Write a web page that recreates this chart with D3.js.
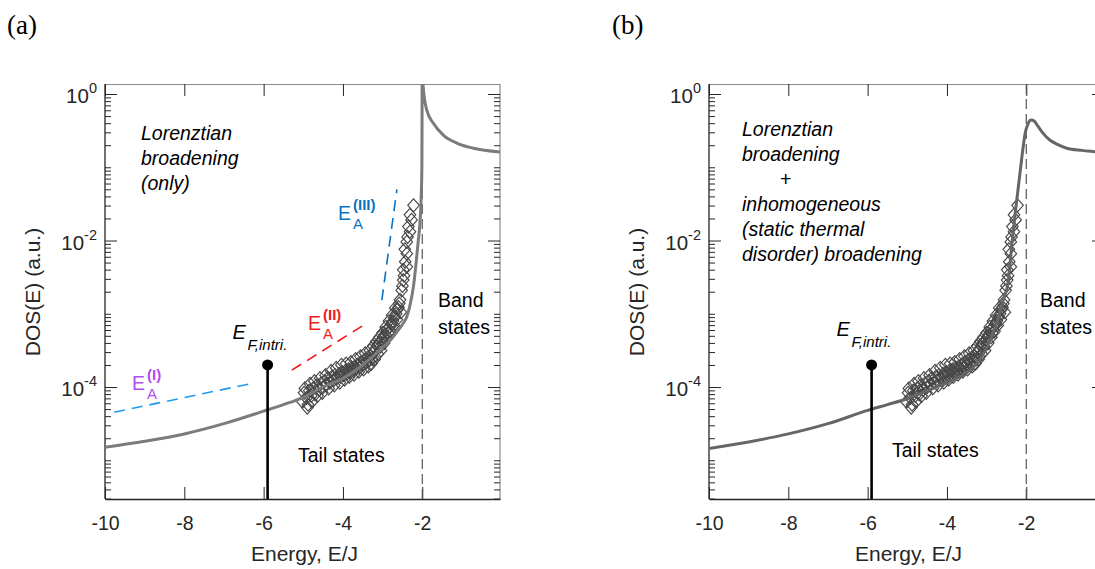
<!DOCTYPE html>
<html><head><meta charset="utf-8">
<script src="https://cdn.jsdelivr.net/npm/d3@7"></script>
<style>
body{margin:0;background:#fff;}
svg{display:block;font-family:"Liberation Sans",Arial,sans-serif;}
</style></head>
<body>
<svg id="c" width="1095" height="569"></svg>
<script>
// ---------------- data ----------------
const xTicks = [-10, -8, -6, -4, -2];
const xTickLabels = ["-10", "-8", "-6", "-4", "-2"];
const yMajorTicks = [1, 1e-2, 1e-4];
const yMajorLabels = ["0", "-2", "-4"];

// Panel (a): Lorentzian-only DOS curve
const curveA_E   = [-10, -9, -8, -7, -6, -5.5, -5, -4.5, -4, -3.5, -3, -2.8, -2.6, -2.48, -2.39, -2.3, -2.22, -2.14, -2.1, -2.06, -2.03, -2.01, -2.0,
                    -1.998, -1.97, -1.886, -1.72, -1.47, -1.13, -0.71, -0.04];
const curveA_DOS = [1.51e-5, 1.82e-5, 2.29e-5, 3.16e-5, 4.68e-5, 5.75e-5, 7.24e-5, 1.0e-4, 1.32e-4, 2.0e-4, 3.47e-4, 4.37e-4, 6.03e-4, 7.41e-4, 9.12e-4, 1.38e-3, 2.40e-3, 6.03e-3, 1.0e-2, 1.70e-2, 3.55e-2, 0.1, 3.16,
                    2.0, 1.135, 0.603, 0.398, 0.275, 0.214, 0.182, 0.162];

// Panel (b): Lorentzian + inhomogeneous broadening
const curveB_E   = [-10, -9, -8, -7, -6, -5.5, -5, -4.5, -4, -3.5, -3.25, -2.91, -2.75, -2.58, -2.45, -2.37, -2.28, -2.20, -2.11, -2.03, -1.95, -1.88, -1.80, -1.73, -1.60, -1.40, -1.20, -0.98, -0.6, -0.22, -0.04];
const curveB_DOS = [1.45e-5, 1.78e-5, 2.29e-5, 3.16e-5, 4.79e-5, 5.75e-5, 6.92e-5, 8.91e-5, 1.15e-4, 1.58e-4, 2.09e-4, 4.37e-4, 7.41e-4, 1.55e-3, 2.88e-3, 8.13e-3, 2.34e-2, 5.37e-2, 0.138, 0.288, 0.398, 0.442, 0.427, 0.380, 0.302, 0.234, 0.204, 0.182, 0.170, 0.162, 0.158];

// Simulated data points (diamonds), same in both panels
const pts_E = [-5.02, -4.98, -4.92, -4.88, -4.85, -4.80, -4.75, -4.70, -4.66, -4.60, -4.55, -4.50, -4.46, -4.42, -4.38, -4.33, -4.28, -4.24, -4.20, -4.15,
               -4.10, -4.06, -4.02, -3.98, -3.94, -3.90, -3.86, -3.82, -3.78, -3.74, -3.70, -3.66, -3.62, -3.58, -3.54, -3.50, -3.46, -3.42, -3.38, -3.34,
               -3.30, -3.26, -3.22, -3.18, -3.14, -3.10, -3.06, -3.02, -2.98, -2.94, -2.90, -2.86, -2.82, -2.78, -2.74, -2.70, -2.66, -2.62, -2.60, -2.56,
               -2.52, -2.48, -2.48, -2.39, -2.43, -2.39, -2.39, -2.31, -2.35, -2.27, -2.31, -2.22,
               -4.96, -4.90, -4.83, -4.78, -4.72, -4.64, -4.58, -4.52, -4.44, -4.36, -4.30, -4.22, -4.17, -4.08, -4.04, -3.96, -3.92, -3.84, -3.80, -3.72,
               -3.68, -3.60, -3.56, -3.48, -3.44, -3.36, -3.32, -3.28, -3.24, -3.20, -3.16, -3.12, -3.08, -3.04, -3.00, -2.96, -2.92, -2.88, -2.84, -2.80,
               -2.76, -2.72, -2.68, -2.64, -2.58, -2.54, -2.50, -2.46, -2.44, -2.37];
const pts_DOS = [6.31e-5, 8.32e-5, 7.08e-5, 5.75e-5, 8.91e-5, 7.59e-5, 9.55e-5, 7.94e-5, 1.05e-4, 9.12e-5, 1.12e-4, 1.00e-4, 1.20e-4, 1.07e-4, 1.32e-4, 1.15e-4, 1.38e-4, 1.23e-4, 1.45e-4, 1.32e-4,
                 1.51e-4, 1.38e-4, 1.58e-4, 1.45e-4, 1.66e-4, 1.51e-4, 1.74e-4, 1.58e-4, 1.82e-4, 1.66e-4, 1.91e-4, 1.78e-4, 2.04e-4, 1.86e-4, 2.19e-4, 2.00e-4, 2.34e-4, 2.14e-4, 2.51e-4, 2.29e-4,
                 2.63e-4, 2.40e-4, 3.02e-4, 3.31e-4, 3.63e-4, 3.98e-4, 3.55e-4, 4.37e-4, 4.79e-4, 5.25e-4, 6.03e-4, 5.50e-4, 6.61e-4, 7.24e-4, 7.94e-4, 8.91e-4, 1.00e-3, 1.15e-3, 1.23e-3, 1.55e-3,
                 2.09e-3, 2.88e-3, 3.98e-3, 4.37e-3, 5.13e-3, 6.61e-3, 9.55e-3, 1.32e-2, 1.55e-2, 1.91e-2, 2.24e-2, 3.02e-2,
                 9.55e-5, 5.25e-5, 1.10e-4, 6.31e-5, 1.20e-4, 7.59e-5, 1.32e-4, 8.32e-5, 1.45e-4, 9.55e-5, 1.66e-4, 1.05e-4, 1.82e-4, 1.15e-4, 2.00e-4, 1.26e-4, 2.09e-4, 1.38e-4, 2.19e-4, 1.48e-4,
                 2.40e-4, 1.62e-4, 2.63e-4, 1.74e-4, 2.88e-4, 1.91e-4, 3.16e-4, 2.09e-4, 3.63e-4, 2.40e-4, 4.17e-4, 2.82e-4, 4.79e-4, 3.16e-4, 5.50e-4, 3.98e-4, 6.61e-4, 4.79e-4, 7.94e-4, 5.75e-4,
                 9.55e-4, 6.92e-4, 1.20e-3, 8.32e-4, 1.38e-3, 1.05e-3, 2.40e-3, 3.31e-3, 7.59e-3, 1.12e-2];

// Fermi level marker
const EF_E = -5.9, EF_DOS = 2.0e-4;
const bandEdgeE = -2;

// Activation-energy fit lines in panel (a)
const fitI_E = [-9.77, -6.29],  fitI_DOS = [4.53e-5, 1.12e-4];
const fitII_E = [-5.29, -3.44], fitII_DOS = [1.70e-4, 7.21e-4];
const fitIII_E = [-3.02, -2.64], fitIII_DOS = [1.53e-3, 4.99e-2];

// ---------------- drawing ----------------
const svg = d3.select("#c");
svg.append("rect").attr("width",1095).attr("height",569).attr("fill","#fff");

const yTop = 84, yBot = 499;
const y = d3.scaleLog().domain([2.96e-6, 1.37]).range([yBot, yTop]);
const minorTicks = [];
for (let n = -6; n <= 0; n++) for (let k = 1; k <= 9; k++) {
  const v = k * Math.pow(10, n);
  if (v >= y.domain()[0] && v <= y.domain()[1] && !yMajorTicks.some(m => Math.abs(m - v) / v < 1e-9)) minorTicks.push(v);
}

function drawPanel(cfg) {
  const x = d3.scaleLinear().domain([-10, -0.04]).range([cfg.left, cfg.left + 395]);
  const g = svg.append("g");
  const cid = "clip" + cfg.id;
  svg.append("clipPath").attr("id", cid).append("rect")
    .attr("x", x.range()[0]).attr("y", yTop).attr("width", 395).attr("height", yBot - yTop);

  g.append("line").attr("x1", x.range()[0]).attr("x2", x.range()[1]).attr("y1", yTop + 0.5).attr("y2", yTop + 0.5).attr("stroke", "#8a8a8a").attr("stroke-width", 1.2);
  g.append("line").attr("x1", x.range()[1]).attr("x2", x.range()[1]).attr("y1", yTop).attr("y2", yBot).attr("stroke", "#8a8a8a").attr("stroke-width", 1.2);

  const topAx = g.append("g").attr("transform", `translate(0,${yTop})`)
    .call(d3.axisTop(x).tickValues(xTicks).tickSizeInner(-12).tickSizeOuter(0).tickFormat(""));
  topAx.select(".domain").remove();
  const rightAx = g.append("g").attr("transform", `translate(${x.range()[1]},0)`);
  rightAx.call(d3.axisRight(y).tickValues(yMajorTicks).tickSizeInner(-12).tickSizeOuter(0).tickFormat(""));
  rightAx.append("g").call(d3.axisRight(y).tickValues(minorTicks).tickSizeInner(-6).tickSizeOuter(0).tickFormat(""));
  rightAx.selectAll(".domain").remove();

  const bAx = g.append("g").attr("transform", `translate(0,${yBot})`)
    .call(d3.axisBottom(x).tickValues(xTicks).tickSizeInner(-12).tickSizeOuter(0).tickPadding(17)
      .tickFormat((d, i) => xTickLabels[i]));
  bAx.selectAll("text").attr("font-size", 19.5).attr("fill", "#262626").attr("font-family", "Liberation Sans, Arial");
  bAx.select(".domain").attr("stroke", "#262626").attr("stroke-width", 1.3);

  const lAx = g.append("g").attr("transform", `translate(${x.range()[0]},0)`);
  lAx.call(d3.axisLeft(y).tickValues(yMajorTicks).tickSizeInner(-12).tickSizeOuter(0).tickFormat(""));
  lAx.append("g").call(d3.axisLeft(y).tickValues(minorTicks).tickSizeInner(-6).tickSizeOuter(0).tickFormat(""));
  lAx.selectAll(".domain").remove();
  lAx.append("line").attr("y1", yTop).attr("y2", yBot).attr("stroke", "#262626").attr("stroke-width", 1.3);
  g.selectAll(".tick line").attr("stroke", "#262626");

  yMajorTicks.forEach((v, i) => {
    const t = g.append("text").attr("x", x.range()[0] - 8).attr("y", y(v) + 9)
      .attr("text-anchor", "end").attr("font-size", 20.5).attr("fill", "#262626");
    t.append("tspan").text("10");
    t.append("tspan").attr("dy", -10).attr("font-size", 14.5).text(yMajorLabels[i]);
  });

  g.append("text").attr("x", (x.range()[0] + x.range()[1]) / 2 + 2).attr("y", 561)
    .attr("text-anchor", "middle").attr("font-size", 21).attr("fill", "#262626").text("Energy, E/J");
  g.append("text").attr("transform", `translate(${x.range()[0] - 65},292) rotate(-90)`)
    .attr("text-anchor", "middle").attr("font-size", 21).attr("fill", "#262626").text("DOS(E) (a.u.)");

  svg.append("text").attr("x", cfg.labelX).attr("y", 34).attr("font-family", "Liberation Serif, Times New Roman, serif")
    .attr("font-size", 27).attr("fill", "#000").text(cfg.label);

  const plot = g.append("g").attr("clip-path", `url(#${cid})`);

  plot.append("line").attr("x1", x(bandEdgeE)).attr("x2", x(bandEdgeE)).attr("y1", yTop).attr("y2", yBot)
    .attr("stroke", "#555").attr("stroke-width", 1.2).attr("stroke-dasharray", "10,5");

  (cfg.fits || []).forEach(f => {
    plot.append("line").attr("x1", x(f.E[0])).attr("x2", x(f.E[1])).attr("y1", y(f.D[0])).attr("y2", y(f.D[1]))
      .attr("stroke", f.color).attr("stroke-width", 1.6).attr("stroke-dasharray", "11,7");
  });

  plot.append("g").selectAll("path").data(pts_E.map((e, i) => [e, pts_DOS[i]])).join("path")
    .attr("transform", d => `translate(${x(d[0])},${y(d[1])})`)
    .attr("d", "M0,-6.5L5.8,0L0,6.5L-5.8,0Z")
    .attr("fill", "none").attr("stroke", "#474747").attr("stroke-width", 1.15);

  const line = d3.line().x(d => x(d[0])).y(d => y(d[1])).curve(d3.curveMonotoneX);
  plot.append("path").datum(cfg.cE.map((e, i) => [e, cfg.cD[i]]))
    .attr("d", line).attr("fill", "none").attr("stroke", cfg.curveColor).attr("stroke-width", 3);

  plot.append("line").attr("x1", x(EF_E)).attr("x2", x(EF_E)).attr("y1", y(EF_DOS)).attr("y2", yBot)
    .attr("stroke", "#000").attr("stroke-width", 2.6);
  plot.append("circle").attr("cx", x(EF_E)).attr("cy", y(EF_DOS)).attr("r", 5.5).attr("fill", "#000");

  const L = cfg.left;
  g.append("text").attr("x", x(EF_E) - 35).attr("y", cfg.efY).attr("font-size", 20).attr("font-style", "italic").text("E");
  g.append("text").attr("x", x(EF_E) - 20).attr("y", cfg.efY + 11).attr("font-size", 15).attr("font-style", "italic").text("F,intri.");

  g.append("text").attr("x", L + cfg.tailX).attr("y", cfg.tailY).attr("font-size", 19.5).attr("fill", "#000").text("Tail states");
  g.append("text").attr("x", L + cfg.bandX).attr("y", 307).attr("font-size", 19.5).attr("fill", "#000").text("Band");
  g.append("text").attr("x", L + cfg.bandX).attr("y", 334).attr("font-size", 19.5).attr("fill", "#000").text("states");

  cfg.desc.forEach(d => {
    g.append("text").attr("x", L + d.dx).attr("y", d.y).attr("font-size", 19.5)
      .attr("font-style", d.italic === false ? "normal" : "italic").attr("fill", "#000").text(d.t);
  });

  (cfg.eaLabels || []).forEach(l => {
    g.append("text").attr("x", L + l.dx).attr("y", l.y).attr("font-size", 19.5).attr("fill", l.color).text("E");
    g.append("text").attr("x", L + l.dx + 15).attr("y", l.y - 10).attr("font-size", 15).attr("font-weight", "bold").attr("fill", l.color).text(l.sup);
    g.append("text").attr("x", L + l.dx + 15).attr("y", l.y + 9).attr("font-size", 15).attr("fill", l.color).text("A");
  });
}

drawPanel({
  id: "a", left: 105, label: "(a)", labelX: 7,
  cE: curveA_E, cD: curveA_DOS, curveColor: "#7b7b7b",
  efY: 339, tailX: 193, tailY: 462, bandX: 333,
  desc: [{t: "Lorenztian", dx: 36, y: 140}, {t: "broadening", dx: 36, y: 165}, {t: "(only)", dx: 36, y: 190}],
  fits: [
    {E: fitI_E, D: fitI_DOS, color: "#1e9bef"},
    {E: fitII_E, D: fitII_DOS, color: "#f01a1a"},
    {E: fitIII_E, D: fitIII_DOS, color: "#0a72c4"}
  ],
  eaLabels: [
    {dx: 27, y: 390, sup: "(I)", color: "#b04cf2"},
    {dx: 203, y: 330, sup: "(II)", color: "#f01a1a"},
    {dx: 233, y: 220, sup: "(III)", color: "#0a72c4"}
  ]
});

drawPanel({
  id: "b", left: 709, label: "(b)", labelX: 612,
  cE: curveB_E, cD: curveB_DOS, curveColor: "#666666",
  efY: 336, tailX: 183, tailY: 457, bandX: 331,
  desc: [{t: "Lorenztian", dx: 33, y: 136}, {t: "broadening", dx: 33, y: 161}, {t: "+", dx: 71, y: 186, italic: false},
         {t: "inhomogeneous", dx: 33, y: 211}, {t: "(static thermal", dx: 33, y: 236}, {t: "disorder) broadening", dx: 33, y: 261}]
});
</script>
</body></html>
===
Restate the material word for word from its first line through the line containing "2.0, 1.135, 0.603, 0.398, 0.275, 0.214, 0.182, 0.162];", both included; the pictures do not belong in it.

● **Solved problem**:
Write a web page that recreates this chart with D3.js.
<!DOCTYPE html>
<html><head><meta charset="utf-8">
<script src="https://cdn.jsdelivr.net/npm/d3@7"></script>
<style>
body{margin:0;background:#fff;}
svg{display:block;font-family:"Liberation Sans",Arial,sans-serif;}
</style></head>
<body>
<svg id="c" width="1095" height="569"></svg>
<script>
// ---------------- data ----------------
const xTicks = [-10, -8, -6, -4, -2];
const xTickLabels = ["-10", "-8", "-6", "-4", "-2"];
const yMajorTicks = [1, 1e-2, 1e-4];
const yMajorLabels = ["0", "-2", "-4"];

// Panel (a): Lorentzian-only DOS curve
const curveA_E   = [-10, -9, -8, -7, -6, -5.5, -5, -4.5, -4, -3.5, -3, -2.8, -2.6, -2.48, -2.39, -2.3, -2.22, -2.14, -2.1, -2.06, -2.03, -2.01, -2.0,
                    -1.998, -1.97, -1.886, -1.72, -1.47, -1.13, -0.71, -0.04];
const curveA_DOS = [1.51e-5, 1.82e-5, 2.29e-5, 3.16e-5, 4.68e-5, 5.75e-5, 7.24e-5, 1.0e-4, 1.32e-4, 2.0e-4, 3.47e-4, 4.37e-4, 6.03e-4, 7.41e-4, 9.12e-4, 1.38e-3, 2.40e-3, 6.03e-3, 1.0e-2, 1.70e-2, 3.55e-2, 0.1, 3.16,
                    2.0, 1.135, 0.603, 0.398, 0.275, 0.214, 0.182, 0.162];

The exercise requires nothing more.